Whay is your Pavilion 690 ? Must be 690-something, for example

 

     https://support.hp.com/au-en/document/c05953209

 

The above machine has 2 M.2 slots, one for Wifi card (acn't use for stirage) and one already occupied by  a 256 GB PCIe® NVMe™ M.2 SSD. No more M.2 slot.

 

Probably your machine is the same because they use SAME motherboard.
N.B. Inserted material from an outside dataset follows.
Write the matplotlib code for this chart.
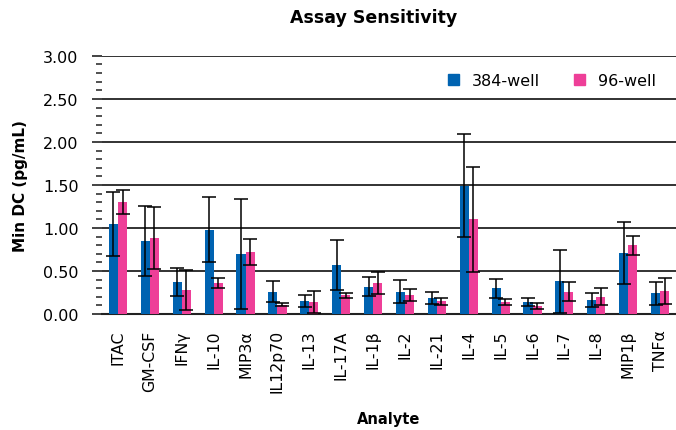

The specs also says

 

 

  • Expansion Slots:
    • One PCIe x16 slot   (for video card)
    • One PCIe x4 slot
    • One M.2 socket 1, key A  (for wireless card)
    • One M.2 socket 3, key M  (for primary storage SSD)

 

The only free slot on the list above is PCIex4 slot .  You can add PCIe x4 SSD to this slot, for example

 

             https://www.newegg.com/Product/ProductList.aspx?Description=pcie%20x4%20ssd&Submit=ENE

 

Regards

BH
***
**Click the KUDOS thumb up on the left to say 'Thanks'**
Make it easier for other people to find solutions by marking a Reply 'Accept as Solution' if it solves your problem.




HP Recommended

Spec sheet say it is a PCIEx4 slot that is open on sunflower on all Pavilion 690 AMD systems.  But when you look at it in the picture, and actually open up and look on the board, and its size is x1, its labeled x1, and it shows up in diagnostic software as a PCIEx1 slot and it is not open ended to allow you to put in a PCIEx4 card and use it at x1 speeds.  You don't want to put a hard drive in there through an adapter, even if you could.

 

And the other incorrect information is that specs list the drive that comes in there existing from HP is a 256 GB PCIe NVMe M.2 SSD.  This is incorrect.  Its a slower 256 GB PCIe SATA M.2 SSD.  Well worth it to upgrade to a faster NVMe drive (slot supports it) when you want to put a bigger drive in there anyways.  You will want to do a fresh windows 10 install using created install media on a flash drive from the media creation tool downloaded from Microsoft.  I wouldn't recommend cloning your existing drive to an external usb enclosure holding your new shiny NVMe drive because 1) Windows 10 isn't going to know to look for and use NVMe default drivers when it tries to boot up the cloned drive once you put it into your system in place of the M.2 SATA SSD 256GB because it hasn't had a NVMe drive installed properly before, and it won't boot up and you will be stuck. 2) you have to buy both your new NVMe drive and a compatible usb3.0 enclosure for it to do the cloning to.  Note: you can presently get around the problem 1) by buying the home license version of Macrium Reflect and cloning all partitions of your old windows boot drive and resize c: partition size to match new drive space as normal to the usb enclosure held new drive, then create a rescue media usb from inside the Macrium Reflect program.  Power down computer, swap out drives in the M.2 slot, place rescue usb stick in machine, boot up, tap ESC a bunch of times till the menu comes up, choose boot sequence, scroll down and find the UEFI listing for the rescue media, and boot the usb stick.  When it loads select other tasks, fix boot problems, let it run, after its done, DON'T click reboot, click close and go to the ReDeploy menu and select ReDeploy to dissimilar hardware.  Just leave the defaults the way they are click finish.  Once it is done, it will prompt for reboot, let it reboot and now Windows 10 startup will use the generic NVMe drivers to boot your new drive to desktop.  I would then advise to install the native NVMe drivers for the drive if you want to increase the performance of the drive a bit, might not be that much.

 

So you can see, just fresh installing Windows 10 to the new NVMe drive in the only M.2 slot will save you around $100 and some time.